Exercise: Extract the lines that hold the string "this".

Raw records:
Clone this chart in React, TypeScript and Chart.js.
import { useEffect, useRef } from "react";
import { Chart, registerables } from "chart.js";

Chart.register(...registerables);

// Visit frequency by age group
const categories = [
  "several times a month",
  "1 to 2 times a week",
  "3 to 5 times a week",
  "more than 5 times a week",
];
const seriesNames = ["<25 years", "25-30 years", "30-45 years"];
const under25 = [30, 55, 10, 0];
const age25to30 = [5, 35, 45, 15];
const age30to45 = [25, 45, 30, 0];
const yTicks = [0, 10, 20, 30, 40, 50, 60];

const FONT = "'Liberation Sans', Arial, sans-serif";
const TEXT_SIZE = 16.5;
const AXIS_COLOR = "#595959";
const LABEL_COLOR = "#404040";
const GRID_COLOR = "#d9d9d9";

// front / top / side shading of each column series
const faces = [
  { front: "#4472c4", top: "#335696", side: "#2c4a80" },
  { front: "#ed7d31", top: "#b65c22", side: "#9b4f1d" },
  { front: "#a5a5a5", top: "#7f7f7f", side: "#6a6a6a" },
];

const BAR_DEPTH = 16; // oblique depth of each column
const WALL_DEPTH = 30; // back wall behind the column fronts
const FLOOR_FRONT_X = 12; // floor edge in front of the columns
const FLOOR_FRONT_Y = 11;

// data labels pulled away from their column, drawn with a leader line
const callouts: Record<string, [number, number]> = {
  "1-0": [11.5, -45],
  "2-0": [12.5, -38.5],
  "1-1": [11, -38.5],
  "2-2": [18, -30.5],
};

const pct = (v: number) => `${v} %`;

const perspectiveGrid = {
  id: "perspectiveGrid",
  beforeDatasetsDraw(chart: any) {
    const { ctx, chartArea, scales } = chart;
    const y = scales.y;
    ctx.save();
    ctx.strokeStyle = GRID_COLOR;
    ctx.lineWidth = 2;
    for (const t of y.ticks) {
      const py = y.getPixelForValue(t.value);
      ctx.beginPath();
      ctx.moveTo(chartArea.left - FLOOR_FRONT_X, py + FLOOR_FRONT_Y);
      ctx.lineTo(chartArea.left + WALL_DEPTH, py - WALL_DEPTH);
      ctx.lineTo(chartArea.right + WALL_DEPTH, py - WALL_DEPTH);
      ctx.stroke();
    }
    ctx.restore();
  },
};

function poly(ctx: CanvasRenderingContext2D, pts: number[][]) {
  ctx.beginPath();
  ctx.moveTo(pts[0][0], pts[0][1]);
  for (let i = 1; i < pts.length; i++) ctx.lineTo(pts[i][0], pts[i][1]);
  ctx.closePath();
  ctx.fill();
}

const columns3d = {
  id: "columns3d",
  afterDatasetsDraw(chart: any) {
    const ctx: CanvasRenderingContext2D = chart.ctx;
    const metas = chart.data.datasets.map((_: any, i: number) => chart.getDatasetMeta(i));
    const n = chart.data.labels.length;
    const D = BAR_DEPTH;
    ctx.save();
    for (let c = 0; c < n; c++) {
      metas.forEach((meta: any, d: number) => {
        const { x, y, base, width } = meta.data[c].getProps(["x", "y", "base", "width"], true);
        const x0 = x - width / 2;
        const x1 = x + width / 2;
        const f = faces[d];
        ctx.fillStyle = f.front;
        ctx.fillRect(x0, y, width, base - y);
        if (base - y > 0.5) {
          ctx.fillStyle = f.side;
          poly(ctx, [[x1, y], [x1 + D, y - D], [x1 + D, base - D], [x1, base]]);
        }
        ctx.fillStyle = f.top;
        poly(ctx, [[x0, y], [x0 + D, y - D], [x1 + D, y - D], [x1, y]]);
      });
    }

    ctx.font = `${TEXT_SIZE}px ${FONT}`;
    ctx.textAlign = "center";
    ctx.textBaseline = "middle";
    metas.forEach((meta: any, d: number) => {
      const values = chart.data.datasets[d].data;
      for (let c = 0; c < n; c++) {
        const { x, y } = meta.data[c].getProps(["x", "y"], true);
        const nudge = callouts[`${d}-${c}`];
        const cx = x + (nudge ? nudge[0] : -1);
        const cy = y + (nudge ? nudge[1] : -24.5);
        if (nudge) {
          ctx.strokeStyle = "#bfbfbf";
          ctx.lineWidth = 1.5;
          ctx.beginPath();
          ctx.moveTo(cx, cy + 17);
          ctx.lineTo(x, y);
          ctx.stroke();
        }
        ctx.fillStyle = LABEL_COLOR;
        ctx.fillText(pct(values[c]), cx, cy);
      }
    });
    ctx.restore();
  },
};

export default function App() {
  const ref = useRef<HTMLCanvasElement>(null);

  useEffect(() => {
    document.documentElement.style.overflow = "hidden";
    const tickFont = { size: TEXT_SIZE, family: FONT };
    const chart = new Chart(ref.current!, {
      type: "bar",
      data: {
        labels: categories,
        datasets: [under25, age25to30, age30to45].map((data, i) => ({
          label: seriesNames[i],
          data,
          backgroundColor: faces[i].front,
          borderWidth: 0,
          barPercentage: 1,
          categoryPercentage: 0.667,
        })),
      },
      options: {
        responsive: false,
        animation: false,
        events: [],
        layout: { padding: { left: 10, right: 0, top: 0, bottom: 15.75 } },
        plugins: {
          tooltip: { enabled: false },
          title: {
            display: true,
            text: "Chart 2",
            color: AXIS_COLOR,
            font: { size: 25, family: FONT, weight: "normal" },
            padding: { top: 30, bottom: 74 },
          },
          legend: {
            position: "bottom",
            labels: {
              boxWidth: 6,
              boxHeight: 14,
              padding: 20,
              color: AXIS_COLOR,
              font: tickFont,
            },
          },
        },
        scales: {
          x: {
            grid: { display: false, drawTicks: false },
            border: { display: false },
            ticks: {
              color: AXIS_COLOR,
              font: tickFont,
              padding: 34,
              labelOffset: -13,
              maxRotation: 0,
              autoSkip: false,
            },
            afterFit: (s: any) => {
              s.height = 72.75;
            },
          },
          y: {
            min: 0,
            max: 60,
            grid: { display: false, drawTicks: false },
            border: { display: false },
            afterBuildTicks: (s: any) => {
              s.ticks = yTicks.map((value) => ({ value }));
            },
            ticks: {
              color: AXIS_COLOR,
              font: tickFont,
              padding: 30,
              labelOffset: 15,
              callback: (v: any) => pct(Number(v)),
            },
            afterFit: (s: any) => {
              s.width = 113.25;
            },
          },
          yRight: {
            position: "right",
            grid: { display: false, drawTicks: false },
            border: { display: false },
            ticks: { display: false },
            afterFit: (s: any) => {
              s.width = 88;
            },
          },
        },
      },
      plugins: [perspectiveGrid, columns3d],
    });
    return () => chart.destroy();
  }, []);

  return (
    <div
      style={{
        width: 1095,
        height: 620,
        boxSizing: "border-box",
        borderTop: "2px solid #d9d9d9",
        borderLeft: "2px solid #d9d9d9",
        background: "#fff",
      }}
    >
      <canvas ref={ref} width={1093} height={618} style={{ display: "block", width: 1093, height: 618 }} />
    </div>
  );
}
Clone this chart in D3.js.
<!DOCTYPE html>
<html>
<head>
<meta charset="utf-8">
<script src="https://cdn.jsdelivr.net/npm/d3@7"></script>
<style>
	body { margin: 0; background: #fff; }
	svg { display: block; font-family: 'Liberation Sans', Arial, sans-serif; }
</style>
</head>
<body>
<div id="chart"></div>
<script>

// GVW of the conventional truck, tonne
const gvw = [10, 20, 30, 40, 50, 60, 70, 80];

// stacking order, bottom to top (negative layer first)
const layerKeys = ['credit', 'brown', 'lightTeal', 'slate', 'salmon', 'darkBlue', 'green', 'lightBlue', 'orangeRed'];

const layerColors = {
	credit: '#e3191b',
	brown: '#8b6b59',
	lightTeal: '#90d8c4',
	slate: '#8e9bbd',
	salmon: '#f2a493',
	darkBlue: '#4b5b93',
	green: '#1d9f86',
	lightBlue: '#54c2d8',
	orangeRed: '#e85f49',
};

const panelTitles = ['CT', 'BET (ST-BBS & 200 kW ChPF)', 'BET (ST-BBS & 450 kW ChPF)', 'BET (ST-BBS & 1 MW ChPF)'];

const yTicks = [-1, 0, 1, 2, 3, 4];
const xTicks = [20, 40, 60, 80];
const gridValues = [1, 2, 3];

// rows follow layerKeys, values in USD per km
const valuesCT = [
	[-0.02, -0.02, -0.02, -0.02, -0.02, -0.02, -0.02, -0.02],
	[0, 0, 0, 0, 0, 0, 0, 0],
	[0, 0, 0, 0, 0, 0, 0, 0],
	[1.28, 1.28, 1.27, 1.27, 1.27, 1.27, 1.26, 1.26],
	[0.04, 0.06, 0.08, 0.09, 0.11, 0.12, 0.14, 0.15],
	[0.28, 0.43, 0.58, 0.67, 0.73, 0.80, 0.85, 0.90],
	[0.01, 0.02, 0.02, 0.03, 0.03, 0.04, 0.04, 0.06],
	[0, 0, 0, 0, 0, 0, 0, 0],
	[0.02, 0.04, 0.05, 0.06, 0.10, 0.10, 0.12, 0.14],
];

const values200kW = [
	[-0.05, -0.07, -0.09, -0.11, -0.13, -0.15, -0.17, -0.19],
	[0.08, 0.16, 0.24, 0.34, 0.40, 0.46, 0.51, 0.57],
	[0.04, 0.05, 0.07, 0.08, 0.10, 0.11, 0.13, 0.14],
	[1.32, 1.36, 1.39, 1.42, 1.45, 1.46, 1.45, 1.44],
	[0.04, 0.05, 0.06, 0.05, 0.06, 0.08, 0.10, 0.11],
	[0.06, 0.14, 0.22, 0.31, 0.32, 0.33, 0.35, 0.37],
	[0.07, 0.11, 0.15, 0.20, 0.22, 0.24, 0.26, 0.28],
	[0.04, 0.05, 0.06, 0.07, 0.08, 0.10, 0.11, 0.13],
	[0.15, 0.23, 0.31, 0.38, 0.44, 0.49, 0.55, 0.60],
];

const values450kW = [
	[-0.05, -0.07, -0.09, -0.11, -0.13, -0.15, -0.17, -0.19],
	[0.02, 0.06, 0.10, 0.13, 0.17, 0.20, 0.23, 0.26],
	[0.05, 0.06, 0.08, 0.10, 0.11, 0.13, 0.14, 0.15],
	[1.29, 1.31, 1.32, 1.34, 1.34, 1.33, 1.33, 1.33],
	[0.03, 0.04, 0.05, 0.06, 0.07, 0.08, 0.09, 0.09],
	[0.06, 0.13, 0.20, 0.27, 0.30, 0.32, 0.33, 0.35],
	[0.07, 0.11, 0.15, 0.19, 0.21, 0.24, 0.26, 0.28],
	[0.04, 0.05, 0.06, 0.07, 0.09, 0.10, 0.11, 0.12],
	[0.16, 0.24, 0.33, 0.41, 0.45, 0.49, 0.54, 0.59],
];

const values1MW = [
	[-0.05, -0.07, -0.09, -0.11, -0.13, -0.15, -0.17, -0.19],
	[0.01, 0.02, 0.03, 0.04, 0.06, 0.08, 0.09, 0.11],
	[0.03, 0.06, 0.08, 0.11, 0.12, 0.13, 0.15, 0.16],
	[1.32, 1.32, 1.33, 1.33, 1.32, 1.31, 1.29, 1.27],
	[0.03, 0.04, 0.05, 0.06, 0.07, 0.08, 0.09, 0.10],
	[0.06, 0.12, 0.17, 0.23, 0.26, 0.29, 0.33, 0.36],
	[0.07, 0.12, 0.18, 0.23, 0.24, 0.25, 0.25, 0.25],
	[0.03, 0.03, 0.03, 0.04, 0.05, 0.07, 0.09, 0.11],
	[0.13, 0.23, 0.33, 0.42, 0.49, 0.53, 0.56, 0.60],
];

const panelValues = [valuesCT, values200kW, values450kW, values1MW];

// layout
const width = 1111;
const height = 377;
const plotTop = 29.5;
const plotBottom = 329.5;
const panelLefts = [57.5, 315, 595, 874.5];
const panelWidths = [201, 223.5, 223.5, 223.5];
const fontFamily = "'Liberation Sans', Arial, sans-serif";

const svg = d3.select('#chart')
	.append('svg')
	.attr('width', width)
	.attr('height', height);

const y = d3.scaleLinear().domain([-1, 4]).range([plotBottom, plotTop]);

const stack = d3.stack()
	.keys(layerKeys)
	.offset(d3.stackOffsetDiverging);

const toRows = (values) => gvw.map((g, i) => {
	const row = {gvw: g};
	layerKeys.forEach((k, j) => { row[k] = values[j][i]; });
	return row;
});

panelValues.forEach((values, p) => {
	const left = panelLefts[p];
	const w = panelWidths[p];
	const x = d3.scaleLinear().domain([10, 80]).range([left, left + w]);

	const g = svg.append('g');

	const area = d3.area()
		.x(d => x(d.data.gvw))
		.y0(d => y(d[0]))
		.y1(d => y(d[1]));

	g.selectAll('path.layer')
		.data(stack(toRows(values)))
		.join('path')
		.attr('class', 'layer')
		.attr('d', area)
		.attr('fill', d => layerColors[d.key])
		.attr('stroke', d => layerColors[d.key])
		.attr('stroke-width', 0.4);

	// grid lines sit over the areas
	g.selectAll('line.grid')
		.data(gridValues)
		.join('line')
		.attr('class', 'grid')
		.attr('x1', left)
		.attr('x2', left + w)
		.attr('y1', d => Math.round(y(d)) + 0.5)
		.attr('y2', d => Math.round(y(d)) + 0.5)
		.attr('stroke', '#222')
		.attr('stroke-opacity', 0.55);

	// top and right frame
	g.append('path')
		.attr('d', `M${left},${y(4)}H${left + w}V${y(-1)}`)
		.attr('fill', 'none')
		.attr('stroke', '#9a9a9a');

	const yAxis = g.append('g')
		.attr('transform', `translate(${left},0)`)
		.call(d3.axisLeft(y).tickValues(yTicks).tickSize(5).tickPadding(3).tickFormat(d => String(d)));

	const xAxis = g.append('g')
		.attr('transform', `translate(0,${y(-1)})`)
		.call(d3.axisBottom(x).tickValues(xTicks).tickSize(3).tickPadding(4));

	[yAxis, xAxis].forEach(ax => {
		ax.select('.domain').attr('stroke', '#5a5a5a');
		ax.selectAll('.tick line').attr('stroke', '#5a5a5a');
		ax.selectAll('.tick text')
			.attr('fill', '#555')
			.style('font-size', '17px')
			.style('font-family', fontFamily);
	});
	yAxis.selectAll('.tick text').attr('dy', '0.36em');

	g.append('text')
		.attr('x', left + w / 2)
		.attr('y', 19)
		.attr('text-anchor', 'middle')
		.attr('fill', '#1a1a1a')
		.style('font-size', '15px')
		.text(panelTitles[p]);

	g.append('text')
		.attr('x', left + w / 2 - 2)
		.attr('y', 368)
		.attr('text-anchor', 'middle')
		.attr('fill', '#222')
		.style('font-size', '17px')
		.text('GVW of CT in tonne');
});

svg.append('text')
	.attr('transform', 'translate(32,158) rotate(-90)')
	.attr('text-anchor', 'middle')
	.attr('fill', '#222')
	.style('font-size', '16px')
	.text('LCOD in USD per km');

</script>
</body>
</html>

Written reply:
Clone this chart in React, TypeScript and Chart.js.
Clone this chart in D3.js.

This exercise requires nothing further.